Instructions for the task: Take the material and output all of it exactly.

Source excerpt:

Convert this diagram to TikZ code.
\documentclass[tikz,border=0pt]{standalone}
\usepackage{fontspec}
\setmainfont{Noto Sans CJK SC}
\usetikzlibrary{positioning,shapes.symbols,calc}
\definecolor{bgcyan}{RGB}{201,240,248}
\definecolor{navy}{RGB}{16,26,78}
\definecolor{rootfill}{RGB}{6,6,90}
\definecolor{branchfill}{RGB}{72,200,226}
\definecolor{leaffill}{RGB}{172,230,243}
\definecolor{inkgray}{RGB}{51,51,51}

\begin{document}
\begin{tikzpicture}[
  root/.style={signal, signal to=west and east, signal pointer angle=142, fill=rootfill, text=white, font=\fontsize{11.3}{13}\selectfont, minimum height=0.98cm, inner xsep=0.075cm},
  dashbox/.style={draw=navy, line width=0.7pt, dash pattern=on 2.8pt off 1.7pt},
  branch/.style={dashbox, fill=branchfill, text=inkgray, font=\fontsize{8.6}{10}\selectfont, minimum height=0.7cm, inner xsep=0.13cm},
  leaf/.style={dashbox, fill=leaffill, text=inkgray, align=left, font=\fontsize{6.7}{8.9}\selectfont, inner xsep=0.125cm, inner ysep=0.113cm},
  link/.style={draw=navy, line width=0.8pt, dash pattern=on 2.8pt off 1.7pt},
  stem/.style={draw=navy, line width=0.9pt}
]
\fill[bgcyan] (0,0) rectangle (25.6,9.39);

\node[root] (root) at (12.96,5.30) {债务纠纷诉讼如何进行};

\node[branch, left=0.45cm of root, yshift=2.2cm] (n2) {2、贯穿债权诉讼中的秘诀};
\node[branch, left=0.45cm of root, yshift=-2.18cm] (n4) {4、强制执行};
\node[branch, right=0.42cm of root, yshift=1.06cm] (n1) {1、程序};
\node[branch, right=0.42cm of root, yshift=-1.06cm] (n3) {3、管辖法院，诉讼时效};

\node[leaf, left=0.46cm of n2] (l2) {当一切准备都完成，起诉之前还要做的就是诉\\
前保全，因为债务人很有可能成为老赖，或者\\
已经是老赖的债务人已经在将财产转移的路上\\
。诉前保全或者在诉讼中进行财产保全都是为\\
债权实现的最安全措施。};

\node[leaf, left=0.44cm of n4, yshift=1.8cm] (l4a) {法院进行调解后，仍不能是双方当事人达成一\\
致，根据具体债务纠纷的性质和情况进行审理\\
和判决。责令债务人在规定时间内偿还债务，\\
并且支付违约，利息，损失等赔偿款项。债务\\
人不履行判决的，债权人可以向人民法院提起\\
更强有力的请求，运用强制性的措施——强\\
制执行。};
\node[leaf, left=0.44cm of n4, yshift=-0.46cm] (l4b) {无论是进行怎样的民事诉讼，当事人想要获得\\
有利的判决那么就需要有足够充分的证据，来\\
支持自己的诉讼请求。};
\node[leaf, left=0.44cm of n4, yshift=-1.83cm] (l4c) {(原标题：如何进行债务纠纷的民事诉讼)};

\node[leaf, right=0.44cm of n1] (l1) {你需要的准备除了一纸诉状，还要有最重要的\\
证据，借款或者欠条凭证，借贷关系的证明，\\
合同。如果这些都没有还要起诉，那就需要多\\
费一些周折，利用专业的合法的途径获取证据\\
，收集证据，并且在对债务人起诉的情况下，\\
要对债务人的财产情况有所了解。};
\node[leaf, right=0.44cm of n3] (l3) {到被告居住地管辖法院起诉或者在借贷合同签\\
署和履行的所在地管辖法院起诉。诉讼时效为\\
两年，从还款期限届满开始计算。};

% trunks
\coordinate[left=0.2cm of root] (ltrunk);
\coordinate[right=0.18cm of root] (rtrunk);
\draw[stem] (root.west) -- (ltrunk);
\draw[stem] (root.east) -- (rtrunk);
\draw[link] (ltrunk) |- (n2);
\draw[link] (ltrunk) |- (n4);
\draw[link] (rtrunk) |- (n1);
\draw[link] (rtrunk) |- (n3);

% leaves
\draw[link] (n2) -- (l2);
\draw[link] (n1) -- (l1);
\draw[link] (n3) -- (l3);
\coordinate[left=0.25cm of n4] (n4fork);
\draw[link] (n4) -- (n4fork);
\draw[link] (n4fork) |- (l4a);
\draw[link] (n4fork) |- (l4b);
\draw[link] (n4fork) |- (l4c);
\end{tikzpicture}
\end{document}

Exercise solution:
Convert this diagram to TikZ code.
\documentclass[tikz,border=0pt]{standalone}
\usepackage{fontspec}
\setmainfont{Noto Sans CJK SC}
\usetikzlibrary{positioning,shapes.symbols,calc}
\definecolor{bgcyan}{RGB}{201,240,248}
\definecolor{navy}{RGB}{16,26,78}
\definecolor{rootfill}{RGB}{6,6,90}
\definecolor{branchfill}{RGB}{72,200,226}
\definecolor{leaffill}{RGB}{172,230,243}
\definecolor{inkgray}{RGB}{51,51,51}

\begin{document}
\begin{tikzpicture}[
  root/.style={signal, signal to=west and east, signal pointer angle=142, fill=rootfill, text=white, font=\fontsize{11.3}{13}\selectfont, minimum height=0.98cm, inner xsep=0.075cm},
  dashbox/.style={draw=navy, line width=0.7pt, dash pattern=on 2.8pt off 1.7pt},
  branch/.style={dashbox, fill=branchfill, text=inkgray, font=\fontsize{8.6}{10}\selectfont, minimum height=0.7cm, inner xsep=0.13cm},
  leaf/.style={dashbox, fill=leaffill, text=inkgray, align=left, font=\fontsize{6.7}{8.9}\selectfont, inner xsep=0.125cm, inner ysep=0.113cm},
  link/.style={draw=navy, line width=0.8pt, dash pattern=on 2.8pt off 1.7pt},
  stem/.style={draw=navy, line width=0.9pt}
]
\fill[bgcyan] (0,0) rectangle (25.6,9.39);

\node[root] (root) at (12.96,5.30) {债务纠纷诉讼如何进行};

\node[branch, left=0.45cm of root, yshift=2.2cm] (n2) {2、贯穿债权诉讼中的秘诀};
\node[branch, left=0.45cm of root, yshift=-2.18cm] (n4) {4、强制执行};
\node[branch, right=0.42cm of root, yshift=1.06cm] (n1) {1、程序};
\node[branch, right=0.42cm of root, yshift=-1.06cm] (n3) {3、管辖法院，诉讼时效};

\node[leaf, left=0.46cm of n2] (l2) {当一切准备都完成，起诉之前还要做的就是诉\\
前保全，因为债务人很有可能成为老赖，或者\\
已经是老赖的债务人已经在将财产转移的路上\\
。诉前保全或者在诉讼中进行财产保全都是为\\
债权实现的最安全措施。};

\node[leaf, left=0.44cm of n4, yshift=1.8cm] (l4a) {法院进行调解后，仍不能是双方当事人达成一\\
致，根据具体债务纠纷的性质和情况进行审理\\
和判决。责令债务人在规定时间内偿还债务，\\
并且支付违约，利息，损失等赔偿款项。债务\\
人不履行判决的，债权人可以向人民法院提起\\
更强有力的请求，运用强制性的措施——强\\
制执行。};
\node[leaf, left=0.44cm of n4, yshift=-0.46cm] (l4b) {无论是进行怎样的民事诉讼，当事人想要获得\\
有利的判决那么就需要有足够充分的证据，来\\
支持自己的诉讼请求。};
\node[leaf, left=0.44cm of n4, yshift=-1.83cm] (l4c) {(原标题：如何进行债务纠纷的民事诉讼)};

\node[leaf, right=0.44cm of n1] (l1) {你需要的准备除了一纸诉状，还要有最重要的\\
证据，借款或者欠条凭证，借贷关系的证明，\\
合同。如果这些都没有还要起诉，那就需要多\\
费一些周折，利用专业的合法的途径获取证据\\
，收集证据，并且在对债务人起诉的情况下，\\
要对债务人的财产情况有所了解。};
\node[leaf, right=0.44cm of n3] (l3) {到被告居住地管辖法院起诉或者在借贷合同签\\
署和履行的所在地管辖法院起诉。诉讼时效为\\
两年，从还款期限届满开始计算。};

% trunks
\coordinate[left=0.2cm of root] (ltrunk);
\coordinate[right=0.18cm of root] (rtrunk);
\draw[stem] (root.west) -- (ltrunk);
\draw[stem] (root.east) -- (rtrunk);
\draw[link] (ltrunk) |- (n2);
\draw[link] (ltrunk) |- (n4);
\draw[link] (rtrunk) |- (n1);
\draw[link] (rtrunk) |- (n3);

% leaves
\draw[link] (n2) -- (l2);
\draw[link] (n1) -- (l1);
\draw[link] (n3) -- (l3);
\coordinate[left=0.25cm of n4] (n4fork);
\draw[link] (n4) -- (n4fork);
\draw[link] (n4fork) |- (l4a);
\draw[link] (n4fork) |- (l4b);
\draw[link] (n4fork) |- (l4c);
\end{tikzpicture}
\end{document}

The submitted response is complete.